Directive —
Retype the data exactly, from its first line to the line containing "from matplotlib.ticker import", including both, and skip any picture.

Data excerpt —
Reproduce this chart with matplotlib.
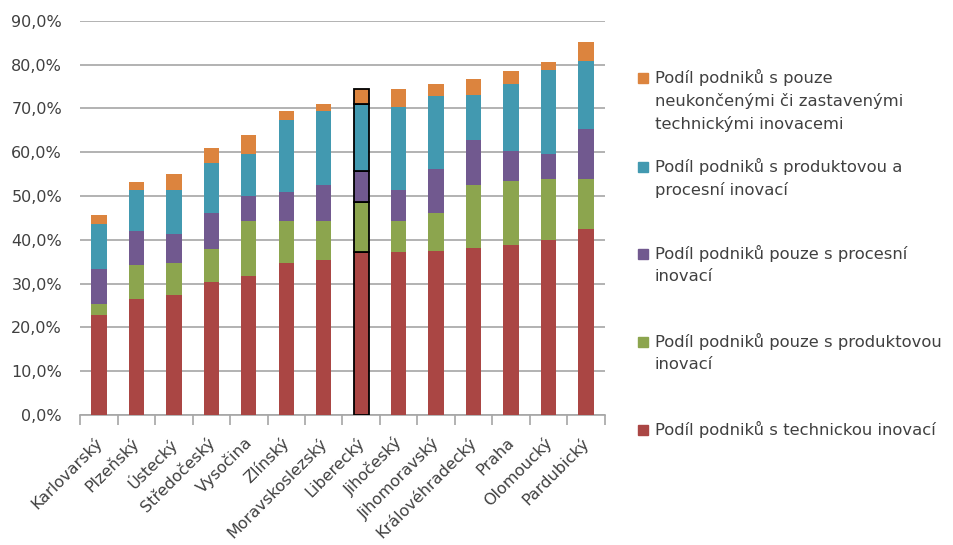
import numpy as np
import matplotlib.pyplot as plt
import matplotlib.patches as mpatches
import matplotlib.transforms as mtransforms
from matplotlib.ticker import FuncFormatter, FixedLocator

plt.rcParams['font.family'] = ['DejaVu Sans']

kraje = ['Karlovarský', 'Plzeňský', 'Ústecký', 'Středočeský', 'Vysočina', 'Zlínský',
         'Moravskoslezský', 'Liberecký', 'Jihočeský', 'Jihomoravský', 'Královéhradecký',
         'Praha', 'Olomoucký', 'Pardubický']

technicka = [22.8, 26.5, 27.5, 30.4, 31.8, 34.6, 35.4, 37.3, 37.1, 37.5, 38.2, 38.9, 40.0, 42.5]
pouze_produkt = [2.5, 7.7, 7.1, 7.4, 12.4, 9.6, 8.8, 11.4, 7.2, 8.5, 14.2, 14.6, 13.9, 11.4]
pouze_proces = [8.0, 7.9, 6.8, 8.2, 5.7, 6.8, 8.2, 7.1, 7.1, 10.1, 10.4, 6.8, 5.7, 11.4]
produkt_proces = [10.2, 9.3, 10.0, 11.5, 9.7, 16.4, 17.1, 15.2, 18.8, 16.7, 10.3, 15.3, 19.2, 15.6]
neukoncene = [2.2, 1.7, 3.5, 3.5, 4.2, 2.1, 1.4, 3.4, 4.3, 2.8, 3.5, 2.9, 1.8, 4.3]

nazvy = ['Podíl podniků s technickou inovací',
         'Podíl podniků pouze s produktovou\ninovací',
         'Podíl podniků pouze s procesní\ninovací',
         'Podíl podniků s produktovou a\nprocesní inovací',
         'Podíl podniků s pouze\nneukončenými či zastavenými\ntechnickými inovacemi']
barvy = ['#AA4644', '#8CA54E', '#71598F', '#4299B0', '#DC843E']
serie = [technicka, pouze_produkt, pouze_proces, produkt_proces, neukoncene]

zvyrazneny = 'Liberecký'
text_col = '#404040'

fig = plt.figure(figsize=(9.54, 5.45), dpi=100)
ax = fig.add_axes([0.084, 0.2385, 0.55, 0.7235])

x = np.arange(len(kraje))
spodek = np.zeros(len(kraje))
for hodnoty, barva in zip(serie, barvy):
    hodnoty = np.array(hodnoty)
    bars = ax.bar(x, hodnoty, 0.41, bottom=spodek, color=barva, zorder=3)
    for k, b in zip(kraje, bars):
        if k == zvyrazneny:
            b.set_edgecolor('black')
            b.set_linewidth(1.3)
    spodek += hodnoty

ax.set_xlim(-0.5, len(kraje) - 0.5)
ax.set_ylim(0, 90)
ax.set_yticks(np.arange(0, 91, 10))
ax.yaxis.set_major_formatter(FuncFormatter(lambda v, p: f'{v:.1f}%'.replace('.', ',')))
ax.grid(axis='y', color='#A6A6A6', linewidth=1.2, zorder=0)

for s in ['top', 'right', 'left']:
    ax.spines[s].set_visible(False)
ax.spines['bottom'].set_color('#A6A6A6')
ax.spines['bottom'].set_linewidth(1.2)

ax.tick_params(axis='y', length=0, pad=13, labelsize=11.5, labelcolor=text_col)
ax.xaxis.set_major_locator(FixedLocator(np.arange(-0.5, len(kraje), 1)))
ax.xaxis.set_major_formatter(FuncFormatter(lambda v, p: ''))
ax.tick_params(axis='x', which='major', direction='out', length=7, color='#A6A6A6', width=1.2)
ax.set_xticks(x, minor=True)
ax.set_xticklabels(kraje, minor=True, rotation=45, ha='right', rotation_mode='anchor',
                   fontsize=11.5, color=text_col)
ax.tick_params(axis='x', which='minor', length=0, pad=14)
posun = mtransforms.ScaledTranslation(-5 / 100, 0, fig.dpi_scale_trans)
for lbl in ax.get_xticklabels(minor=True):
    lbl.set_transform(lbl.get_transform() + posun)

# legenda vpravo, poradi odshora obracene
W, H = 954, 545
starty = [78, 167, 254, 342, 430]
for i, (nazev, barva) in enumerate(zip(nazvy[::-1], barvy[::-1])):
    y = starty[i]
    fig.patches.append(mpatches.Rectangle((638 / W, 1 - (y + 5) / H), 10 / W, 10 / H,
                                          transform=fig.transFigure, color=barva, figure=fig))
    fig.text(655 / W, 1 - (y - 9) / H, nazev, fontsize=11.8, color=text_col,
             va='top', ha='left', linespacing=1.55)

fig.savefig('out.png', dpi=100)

Exercise result —
Reproduce this chart with matplotlib.
import numpy as np
import matplotlib.pyplot as plt
import matplotlib.patches as mpatches
import matplotlib.transforms as mtransforms
from matplotlib.ticker import FuncFormatter, FixedLocator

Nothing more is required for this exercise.